Once the paper has been prepared, it is imaged by virtually any technique, such as those set forth above. With transfer printing, it is preferable that the binder cause the image composition to remain adhered to the transfer sheet when the latter is separated from the substrate. Although image compositions which adhere, in whole or in part, to the surface of the substrate may also have utility, they are not preferred because they usually must either be removed at a later stage in the process, or be protected with a wear layer. It has been found that image compositions comprising the preferred binders set forth above also possess this desired attribute.
When a dry powder is imaged to a transfer sheet, it will usually be applied as a pattern which preferably is then warmed to cause the binder to adhere to the sheet. Transfer sheets may be prepared in which the image composition is not adhered; however, they often lead to products having smeared images and, thus, are not preferred.
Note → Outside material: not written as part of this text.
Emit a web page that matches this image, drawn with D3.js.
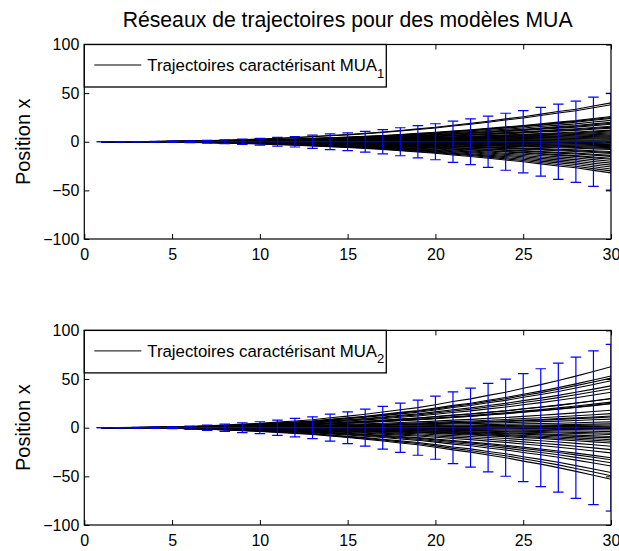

When the image compositions are applied as inks, the inks will usually comprise one or more solvents for the dye and binder. A wide variety of solvents have utility when incorporated into printable cationic dye systems. Examples of these may be found in U.S. Pat. No. 4,272,292, another of the Mizuno et al. references. It is noted, however, that this reference places certain restrictions on the proportions of solvents which may be used due to stability problems associated with the carbinol bases disclosed therein. No such restrictions apply to the present invention and virtually any desired solvent may be used. Preferably, but not necessarily, the solvent or solvents that are selected will be suitable to solubilize essentially all of the binder and dyestuff in order to obtain a uniform printing composition. These compositions may also contain other compatible components, such as drying agents, hardening agents, emulsifiers, dispersants, thickeners, fillers and the like, all of which are well known in the art and which will be soluble or dispersable in the selected solvent system.
It has been observed that ink compositions of the present invention may be used without difficulty when they are freshly prepared. Upon standing for several hour, however, a gelling reaction occurs which interferes with the applicability of the ink. The reason for the gelling is not apparent although it is believed to be due to an interaction of the dyestuff with the binder; nevertheless, gelling normally does not affect dye color.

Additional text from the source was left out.